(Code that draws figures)
*-*-*
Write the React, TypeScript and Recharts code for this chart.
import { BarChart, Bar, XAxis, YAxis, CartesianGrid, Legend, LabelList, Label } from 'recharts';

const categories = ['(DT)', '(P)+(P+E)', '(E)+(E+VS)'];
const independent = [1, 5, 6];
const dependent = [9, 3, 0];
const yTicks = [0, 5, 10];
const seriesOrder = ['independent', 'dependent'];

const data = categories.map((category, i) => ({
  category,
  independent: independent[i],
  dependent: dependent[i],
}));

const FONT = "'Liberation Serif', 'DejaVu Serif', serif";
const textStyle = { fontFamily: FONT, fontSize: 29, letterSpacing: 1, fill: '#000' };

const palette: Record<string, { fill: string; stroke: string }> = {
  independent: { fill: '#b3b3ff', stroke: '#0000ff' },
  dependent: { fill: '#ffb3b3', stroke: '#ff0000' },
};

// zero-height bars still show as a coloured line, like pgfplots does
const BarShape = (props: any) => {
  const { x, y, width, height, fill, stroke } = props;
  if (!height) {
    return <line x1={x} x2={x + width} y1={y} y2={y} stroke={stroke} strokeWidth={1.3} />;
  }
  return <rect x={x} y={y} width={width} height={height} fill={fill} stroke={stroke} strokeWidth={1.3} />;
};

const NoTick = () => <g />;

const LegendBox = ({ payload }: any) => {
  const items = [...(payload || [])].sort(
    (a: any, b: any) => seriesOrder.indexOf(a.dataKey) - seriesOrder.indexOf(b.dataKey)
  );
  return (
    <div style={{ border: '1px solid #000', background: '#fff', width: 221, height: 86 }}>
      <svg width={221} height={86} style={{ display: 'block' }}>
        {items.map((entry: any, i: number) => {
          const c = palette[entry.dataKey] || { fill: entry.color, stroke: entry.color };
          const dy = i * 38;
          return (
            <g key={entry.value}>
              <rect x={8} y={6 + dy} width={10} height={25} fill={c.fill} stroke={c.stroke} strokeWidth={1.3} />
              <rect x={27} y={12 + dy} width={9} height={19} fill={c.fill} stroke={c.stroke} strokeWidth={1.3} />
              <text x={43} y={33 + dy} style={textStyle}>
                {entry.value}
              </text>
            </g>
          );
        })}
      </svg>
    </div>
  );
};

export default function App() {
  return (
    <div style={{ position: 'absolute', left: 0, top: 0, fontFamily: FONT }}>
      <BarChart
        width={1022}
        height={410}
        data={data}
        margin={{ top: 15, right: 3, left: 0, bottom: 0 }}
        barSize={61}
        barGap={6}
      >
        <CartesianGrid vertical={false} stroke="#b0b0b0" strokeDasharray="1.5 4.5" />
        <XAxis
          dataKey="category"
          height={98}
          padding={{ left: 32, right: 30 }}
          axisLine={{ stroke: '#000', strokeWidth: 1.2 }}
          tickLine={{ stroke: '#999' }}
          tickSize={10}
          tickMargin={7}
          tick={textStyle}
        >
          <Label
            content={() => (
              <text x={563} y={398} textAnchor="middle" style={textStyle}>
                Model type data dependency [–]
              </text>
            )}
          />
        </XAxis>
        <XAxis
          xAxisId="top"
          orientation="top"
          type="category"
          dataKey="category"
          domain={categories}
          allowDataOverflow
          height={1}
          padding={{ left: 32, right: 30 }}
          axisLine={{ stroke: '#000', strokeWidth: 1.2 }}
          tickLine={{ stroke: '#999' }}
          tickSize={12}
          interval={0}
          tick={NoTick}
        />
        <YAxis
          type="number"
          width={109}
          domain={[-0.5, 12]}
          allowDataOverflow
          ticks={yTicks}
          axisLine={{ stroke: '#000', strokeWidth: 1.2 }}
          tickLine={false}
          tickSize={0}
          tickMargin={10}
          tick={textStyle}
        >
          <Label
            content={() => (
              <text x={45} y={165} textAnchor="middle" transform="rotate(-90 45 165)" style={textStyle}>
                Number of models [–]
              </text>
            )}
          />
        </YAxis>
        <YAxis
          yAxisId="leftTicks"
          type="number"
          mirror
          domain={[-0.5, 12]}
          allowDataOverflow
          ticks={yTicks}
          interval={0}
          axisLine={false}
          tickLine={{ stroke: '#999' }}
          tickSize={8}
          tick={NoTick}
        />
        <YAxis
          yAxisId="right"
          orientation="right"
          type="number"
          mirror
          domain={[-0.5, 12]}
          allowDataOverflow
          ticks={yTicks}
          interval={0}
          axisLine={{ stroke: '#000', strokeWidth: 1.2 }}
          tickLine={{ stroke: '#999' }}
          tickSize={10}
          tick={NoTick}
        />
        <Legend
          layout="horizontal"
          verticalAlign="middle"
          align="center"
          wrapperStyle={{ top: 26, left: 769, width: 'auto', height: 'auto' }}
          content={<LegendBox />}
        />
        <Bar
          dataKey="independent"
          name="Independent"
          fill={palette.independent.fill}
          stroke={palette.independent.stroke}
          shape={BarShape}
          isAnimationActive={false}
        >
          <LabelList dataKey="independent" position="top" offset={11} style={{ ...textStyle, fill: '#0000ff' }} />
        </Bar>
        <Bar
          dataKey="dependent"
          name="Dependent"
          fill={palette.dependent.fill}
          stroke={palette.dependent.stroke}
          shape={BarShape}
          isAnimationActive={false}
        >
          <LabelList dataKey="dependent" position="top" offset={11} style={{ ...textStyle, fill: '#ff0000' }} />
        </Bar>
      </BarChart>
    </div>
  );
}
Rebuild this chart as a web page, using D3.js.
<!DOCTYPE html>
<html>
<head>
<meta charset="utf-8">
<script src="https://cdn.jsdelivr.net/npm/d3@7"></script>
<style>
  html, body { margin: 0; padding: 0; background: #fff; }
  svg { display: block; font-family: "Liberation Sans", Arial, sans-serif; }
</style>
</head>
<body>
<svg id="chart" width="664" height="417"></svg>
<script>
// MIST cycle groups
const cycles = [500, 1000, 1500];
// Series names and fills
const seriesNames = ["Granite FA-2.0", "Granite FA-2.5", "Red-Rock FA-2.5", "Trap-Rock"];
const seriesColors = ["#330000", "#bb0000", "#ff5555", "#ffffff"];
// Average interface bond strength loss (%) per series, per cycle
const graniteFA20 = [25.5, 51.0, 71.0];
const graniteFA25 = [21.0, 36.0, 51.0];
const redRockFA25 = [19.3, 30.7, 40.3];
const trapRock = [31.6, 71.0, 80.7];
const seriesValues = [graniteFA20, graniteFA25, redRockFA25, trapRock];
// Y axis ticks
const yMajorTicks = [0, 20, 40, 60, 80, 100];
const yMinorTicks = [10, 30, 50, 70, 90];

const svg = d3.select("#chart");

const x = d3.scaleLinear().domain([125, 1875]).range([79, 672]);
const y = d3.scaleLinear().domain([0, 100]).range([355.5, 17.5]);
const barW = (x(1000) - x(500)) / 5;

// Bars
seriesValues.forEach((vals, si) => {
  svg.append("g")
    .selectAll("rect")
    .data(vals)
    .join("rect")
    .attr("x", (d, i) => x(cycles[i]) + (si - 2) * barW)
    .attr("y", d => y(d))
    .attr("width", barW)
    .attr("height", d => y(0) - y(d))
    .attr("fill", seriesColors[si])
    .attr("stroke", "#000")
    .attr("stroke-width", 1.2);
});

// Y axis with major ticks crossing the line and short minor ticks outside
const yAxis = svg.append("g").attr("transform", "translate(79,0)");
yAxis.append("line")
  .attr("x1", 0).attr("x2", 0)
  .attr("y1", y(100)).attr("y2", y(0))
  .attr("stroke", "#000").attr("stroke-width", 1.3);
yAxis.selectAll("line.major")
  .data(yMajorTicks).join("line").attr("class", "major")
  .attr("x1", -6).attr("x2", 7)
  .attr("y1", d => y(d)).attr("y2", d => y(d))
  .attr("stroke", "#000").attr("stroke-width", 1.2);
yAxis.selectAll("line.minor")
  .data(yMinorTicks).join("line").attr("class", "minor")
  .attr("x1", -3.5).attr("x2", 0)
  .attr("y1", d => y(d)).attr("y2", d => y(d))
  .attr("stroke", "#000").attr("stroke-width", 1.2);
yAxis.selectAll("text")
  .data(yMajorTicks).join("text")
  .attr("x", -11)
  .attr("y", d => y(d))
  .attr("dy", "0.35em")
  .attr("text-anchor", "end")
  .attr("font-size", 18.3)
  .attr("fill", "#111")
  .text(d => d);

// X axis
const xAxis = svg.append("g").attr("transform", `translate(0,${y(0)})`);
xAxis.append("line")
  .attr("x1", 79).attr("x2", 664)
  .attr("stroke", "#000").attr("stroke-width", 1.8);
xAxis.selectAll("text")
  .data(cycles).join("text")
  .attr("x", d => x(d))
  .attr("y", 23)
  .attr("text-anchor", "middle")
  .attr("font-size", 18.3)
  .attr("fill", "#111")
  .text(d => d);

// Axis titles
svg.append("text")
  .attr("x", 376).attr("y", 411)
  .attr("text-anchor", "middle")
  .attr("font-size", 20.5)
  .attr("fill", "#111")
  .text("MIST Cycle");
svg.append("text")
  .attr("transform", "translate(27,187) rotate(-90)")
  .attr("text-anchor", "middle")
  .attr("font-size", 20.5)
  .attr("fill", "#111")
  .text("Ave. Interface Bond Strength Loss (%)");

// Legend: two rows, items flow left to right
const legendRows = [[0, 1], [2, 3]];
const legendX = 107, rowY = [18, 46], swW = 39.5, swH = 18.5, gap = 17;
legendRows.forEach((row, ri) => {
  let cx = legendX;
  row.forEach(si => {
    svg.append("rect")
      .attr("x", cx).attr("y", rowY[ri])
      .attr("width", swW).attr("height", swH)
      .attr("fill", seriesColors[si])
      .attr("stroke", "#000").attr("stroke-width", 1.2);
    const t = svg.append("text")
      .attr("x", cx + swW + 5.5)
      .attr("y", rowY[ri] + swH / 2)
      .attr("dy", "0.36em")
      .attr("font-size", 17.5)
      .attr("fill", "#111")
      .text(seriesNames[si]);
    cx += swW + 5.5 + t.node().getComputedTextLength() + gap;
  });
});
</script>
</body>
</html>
*-*-*
◆ **DIRECTIVE**
Examine the data above and state how many of its lines contain the word "this", with no further remarks.

◆ **EXERCISE ANSWER**
2